An Ordinary Time?


Christmas is over, all too soon, and we have now entered into a new season of the liturgical year.

This is the time of the year that does not fall into the great seasons of Advent or Christmas, Lent or Easter. Nowadays, this is given the rather uninspired name of “Ordinary Time”.

This is a translation of the Latin term Tempus per annum, which literally means “time through the year”. I’ve heard it also translated as the “Season of the Year”, which isn’t too bad, but “Ordinary Time” is just so, well, ordinary. There is nothing ordinary about the Christian life.

Perhaps this should remind us that the between the high and low points of our lives, between those key moments, is the ordinary living of our day-to-day lives.
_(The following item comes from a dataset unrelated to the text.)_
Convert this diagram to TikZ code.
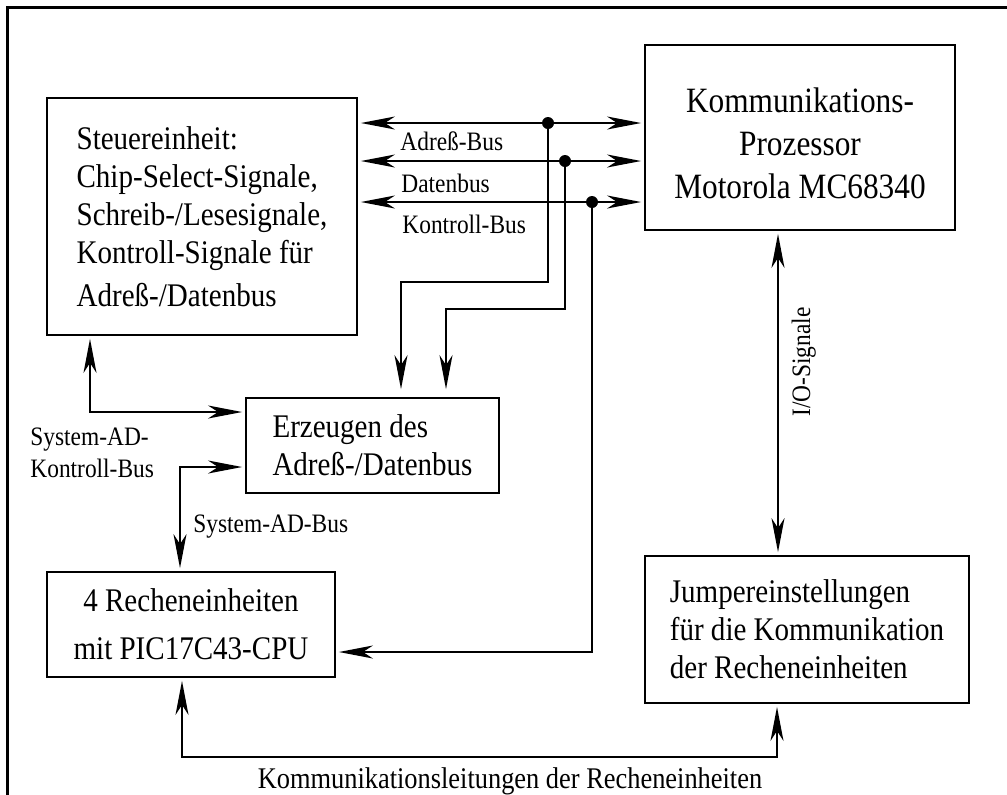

Between the joy of Christmas and the penitential Lent comes the even keel, our everyday growth in the Christian life.

That idea of growth in the Christian life is why the vestments are green during Ordinary Time.

Because of the way the liturgical year is structured, Ordinary Time is broken into the two distinct periods, the relatively short Ordinary Time following Epiphany, and the much longer Ordinary Time following Pentecost. Before the liturgical changes of the 1970s, this season was actually two different seasons. I have to say that this makes better sense to me. I would even prefer “Time after Epiphany” to “Ordinary Time”. These decisions are taken at a much higher pay grade than mine, however.

We will remain in Ordinary Time until Ash Wednesday and the beginning of Lent, and then pick it up again after Pentecost.